Using the measured results, the system-level design can be refined and improved. Prototyping will occur much earlier in the design cycle. Instead of measurements being done for validation, they become an integral part of the design process. This is more than theory. 5G advanced research labs around the world are using this exact approach.
Consider another example—designing a high-speed network card. These cards can have dozens of serial and parallel busses to transport data. Each channel is individually simulated and compliance tests verify performance against specs. Then the overall card is prototyped. The board is probed and measured and the exact same compliance test software used in simulation verifies performance against spec.

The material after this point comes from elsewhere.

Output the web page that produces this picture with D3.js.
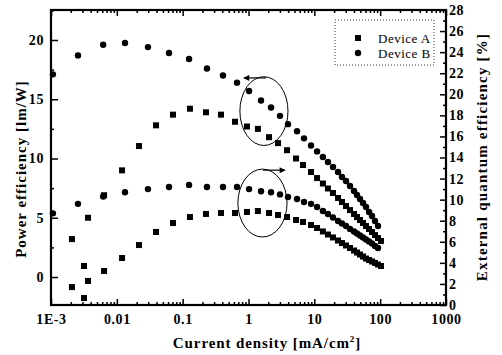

Just as with the MIMO system, the overall high-speed system will be refined in simulation. Again, measurements are done earlier in the workflow and become an integral part of the design process.
I’ve been in this business a long time, and the changes we’re seeing now in communications systems will challenge our industry as never before. The way our industry designs and verifies new systems is changing quickly and for the better. It takes a new level of integration, a new way of thinking, and a realization that we’re entering a whole new era. I’m thrilled to be part of it.